Merkez Bankası, karşılıklar ve faiz oranları üzerinden bankaları köşeye sıkıştırıp, sonra da aradaki farkı ekstra maliyetlerle karşılamasının da yolunu kapatırken, bir yandan da kredi verilmesi için baskı yapıyor.
Tüm bunları yaparken de dünyadan, alışılagelen yöntemlerle sendikasyon adı altında yatırım ya da finans getirilmesini istiyor. Bunun bugünkü dünya ekonomisi koşullarında çok mümkün olmadığını biliyoruz.
Hatta daha fazla baskının, önümüzdeki süreçte öngörülen ama düşünülmek istenmeyen sonuçları da fatura olarak karşımıza çıkaracağı, dillendirilmese de herkes tarafından tahmin ediliyor.
Oysa dünya finansmanda ve finansman kullanımında bambaşka fazlara doğru koşuyor. Bu hafta içi medyaya düşen bir haber vardı ve ne yazık ki sadece yine bir haber olarak geçti ve üzerine kimse düşünmedi. Haber şuydu:
“ABD Merkez Bankası (Fed), ülkenin en büyük 6 bankasından iklim değişikliğiyle ilgili risklerin portföylerindeki belirli varlıklar üzerindeki etkisini analiz etmelerini istedi.”
Haberin detayında da atıfta bulunulan yanlara baktığımızda, önümüzdeki süreçte finans kesimi en büyük riski, iklimden kaynaklanacak zararlar olarak görüyor. Bu, meseleyi başka bir açıdan aldığınızda da kredi verirken artık net şartlar haline dönüşebilecek koşulların da beraberinde geleceğini haber veriyor.
Küresel ısınmayla başlayıp iklim değişimi ile devam eden, ardından tüm raporlamalara iklim krizi olarak yansıyan yaklaşımıyla giren, karbon nötr politikalarının ön plana çıktığı bir süreci, enerji kriziyle beraber okuduğunuzda gelecekte finansman kullanmak isteyenlerin ders çalışması gereken bir başlığı bize anlatıyor.
Zaten son yıllarda finans kullanma koşullarının arasına girmeye başlayan, iklime yönelik uygulamalara mercek tutulmasının, bilhassa AB’nin 2026’da genele yayarak uygulacağı sınırda karbon vergisi ya da yeşil mutabakat ile birlikte okunması, sadece ürünlerin üzerine konulacak maliyetleri haber vermiyor.
ABD’de ortaya konulan bu talep, yakın gelecekte ve 2026’ya kalmadan, iklime etki eden davranışlar sergileyen firmaların finansmana ya ulaşamayacaklarını ya da çok pahalı maliyetlerle erişeceğini söylüyor.
Şayet bu açık uyarıyı dikkate almaz, sadece üretim süreçlerinizde değil, üretirken kullandığınız enerjide bile çevreye uygun yaklaşımlar sergilemezseniz, önümüzdeki süreçte pazara giremeyeceksiniz.
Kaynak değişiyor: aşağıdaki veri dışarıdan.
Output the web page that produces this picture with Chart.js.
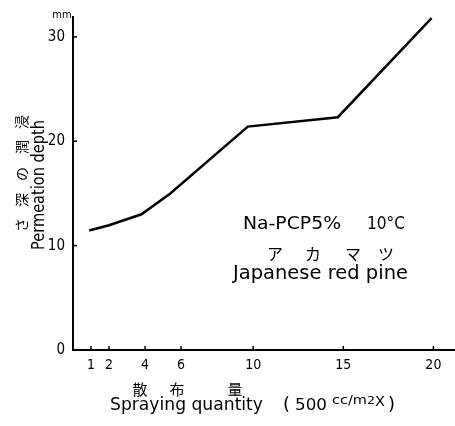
<!DOCTYPE html>
<html><head><meta charset="utf-8">
<script src="https://cdn.jsdelivr.net/npm/chart.js@4.4.1/dist/chart.umd.min.js"></script>
<style>html,body{margin:0;padding:0;background:#fff;}#wrap{width:455px;height:426px;}</style>
</head><body><div id="wrap"><canvas id="c" width="455" height="426"></canvas></div>
<script>
const sprayQuantity = [0.9, 2, 3.8, 5.4, 9.7, 14.7, 19.9];
const permeationDepth = [11.45, 11.95, 13.0, 15.0, 21.4, 22.3, 31.8];
const xTicks = [1, 2, 4, 6, 10, 15, 20];
const yTicks = [0, 10, 20, 30];
const yUnit = 'mm';
const xTitleJa = ['散', '布', '量'];
const xTitleEn = 'Spraying quantity';
const xTitleUnit = ['(', '500', 'cc/m', '2', 'X', ')'];
const yTitleJa = ['さ', '深', 'の', '潤', '浸'];
const yTitleEn = 'Permeation depth';
const noteLine1 = ['Na-PCP5%', '10°C'];
const noteKana = ['ア', 'カ', 'マ', 'ツ'];
const noteLine3 = 'Japanese red pine';

const FONT = '"DejaVu Sans", sans-serif';
const CJK = '"Noto Sans CJK JP", sans-serif';

function fitText(ctx, text, x, y, width, font) {
  ctx.font = font;
  const w = ctx.measureText(text).width;
  ctx.save();
  ctx.translate(x, y);
  ctx.scale(width / w, 1);
  ctx.fillText(text, 0, 0);
  ctx.restore();
}

const decor = {
  id: 'decor',
  afterDraw(chart) {
    const ctx = chart.ctx;
    const xs = chart.scales.x, ys = chart.scales.y;
    ctx.save();
    ctx.strokeStyle = '#000';
    ctx.lineWidth = 1.5;
    xTicks.forEach(v => {
      const px = xs.getPixelForValue(v);
      ctx.beginPath(); ctx.moveTo(px, ys.bottom); ctx.lineTo(px, ys.bottom - 4); ctx.stroke();
    });
    yTicks.forEach(v => {
      if (v === 0) return;
      const py = ys.getPixelForValue(v);
      ctx.beginPath(); ctx.moveTo(xs.left, py); ctx.lineTo(xs.left + 4, py); ctx.stroke();
    });
    ctx.fillStyle = '#000';
    ctx.font = '10px ' + FONT;
    ctx.textAlign = 'center'; ctx.textBaseline = 'middle';
    ctx.fillText(yUnit, 62, 15);
    // x title (Japanese)
    ctx.font = '15px ' + CJK;
    [140, 177, 235].forEach((cx, i) => ctx.fillText(xTitleJa[i], cx, 389));
    // x title (English)
    ctx.textAlign = 'left'; ctx.textBaseline = 'alphabetic';
    const base = 410;
    fitText(ctx, xTitleEn, 110, base, 153, '18px ' + FONT);
    ctx.font = '18px ' + FONT;
    ctx.fillText(xTitleUnit[0], 283, base);
    fitText(ctx, xTitleUnit[1], 295, base, 32, '16px ' + FONT);
    fitText(ctx, xTitleUnit[2], 332, base - 6, 35, '12px ' + FONT);
    fitText(ctx, xTitleUnit[3], 367, base - 6, 8, '10px ' + FONT);
    fitText(ctx, xTitleUnit[4], 375, base - 4, 10, '14px ' + FONT);
    ctx.font = '18px ' + FONT;
    ctx.fillText(xTitleUnit[5], 388, base);
    // y titles
    ctx.save();
    ctx.translate(22, 174); ctx.rotate(-Math.PI / 2);
    ctx.textAlign = 'center'; ctx.textBaseline = 'middle';
    ctx.font = '14px ' + CJK;
    [-51, -26, 0, 27, 52].forEach((o, i) => ctx.fillText(yTitleJa[i], o, 0));
    ctx.restore();
    ctx.save();
    ctx.translate(40, 185); ctx.rotate(-Math.PI / 2);
    ctx.textAlign = 'left'; ctx.textBaseline = 'middle';
    fitText(ctx, yTitleEn, -65, 0, 130, '17px ' + FONT);
    ctx.restore();
    // note
    ctx.textAlign = 'left'; ctx.textBaseline = 'middle';
    fitText(ctx, noteLine1[0], 243, 225, 98, '17px ' + FONT);
    fitText(ctx, noteLine1[1], 367, 225, 38, '17px ' + FONT);
    ctx.font = '16px ' + CJK;
    [267, 305, 345, 378].forEach((x, i) => ctx.fillText(noteKana[i], x, 254));
    fitText(ctx, noteLine3, 233, 274, 175, '20px ' + FONT);
    ctx.restore();
  }
};

new Chart(document.getElementById('c'), {
  type: 'scatter',
  data: {
    datasets: [{
      data: sprayQuantity.map((q, i) => ({ x: q, y: permeationDepth[i] })),
      showLine: true,
      borderColor: '#000',
      borderWidth: 2.5,
      pointRadius: 0,
      tension: 0,
      fill: false
    }]
  },
  options: {
    responsive: false,
    animation: false,
    layout: { padding: { top: 13, right: 0, left: 0, bottom: 0 } },
    plugins: { legend: { display: false }, tooltip: { enabled: false } },
    scales: {
      x: {
        type: 'linear', min: 0, max: 21.2,
        afterBuildTicks: s => { s.ticks = xTicks.map(v => ({ value: v })); },
        afterFit: s => { s.height = 76; },
        grid: { display: true, drawOnChartArea: false, drawTicks: false },
        border: { display: true, color: '#000', width: 2 },
        ticks: { color: '#000', padding: 7, maxRotation: 0, autoSkip: false, font: { family: '"DejaVu Sans Condensed", sans-serif', size: 14 } }
      },
      y: {
        type: 'linear', min: 0, max: 31.9,
        afterBuildTicks: s => { s.ticks = yTicks.map(v => ({ value: v })); },
        afterFit: s => { s.width = 73; },
        grid: { display: true, drawOnChartArea: false, drawTicks: false },
        border: { display: true, color: '#000', width: 2 },
        ticks: { color: '#000', padding: 8, font: { family: '"DejaVu Sans Condensed", sans-serif', size: 15 } }
      }
    }
  },
  plugins: [decor]
});
</script>
</body></html>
Girdiğinizde rekabetçi olamayacaksınız.
Finansman kullanmaya kalktığınızda ise bu başlık karşınıza gelecek ve finansa erişiminiz de pahalı ya da olanaksız hale gelecek. Bizim gibi elektrik faturasını son ödeme gününe kadar bekletenler için zaman daralıyor.
Üstelik kırılgan bir ekonomi olmak için bu sürecin tamamlanmasına bile ihtiyaç yok. Davos’ta rencide eden ama gerçeği ortaya koyan bir ifade kullanıldı. Hem de Suudi Arabistan Finans Bakanı tarafından…
Dedi ki Suudi Bakan “Türkiye, Pakistan, Mısır gibi kırılgan (ya da bir başka habere göre savunmasız) ülkeleri desteklemeye devam edeceğiz.” Şunu Suudi Bakan’a da söylettik ya daha ne diyeyim? Siz daha sahte dünyaları anlatmaya devam edin, sorunları ve gelen ekonomik tsunamiyi görmeyin.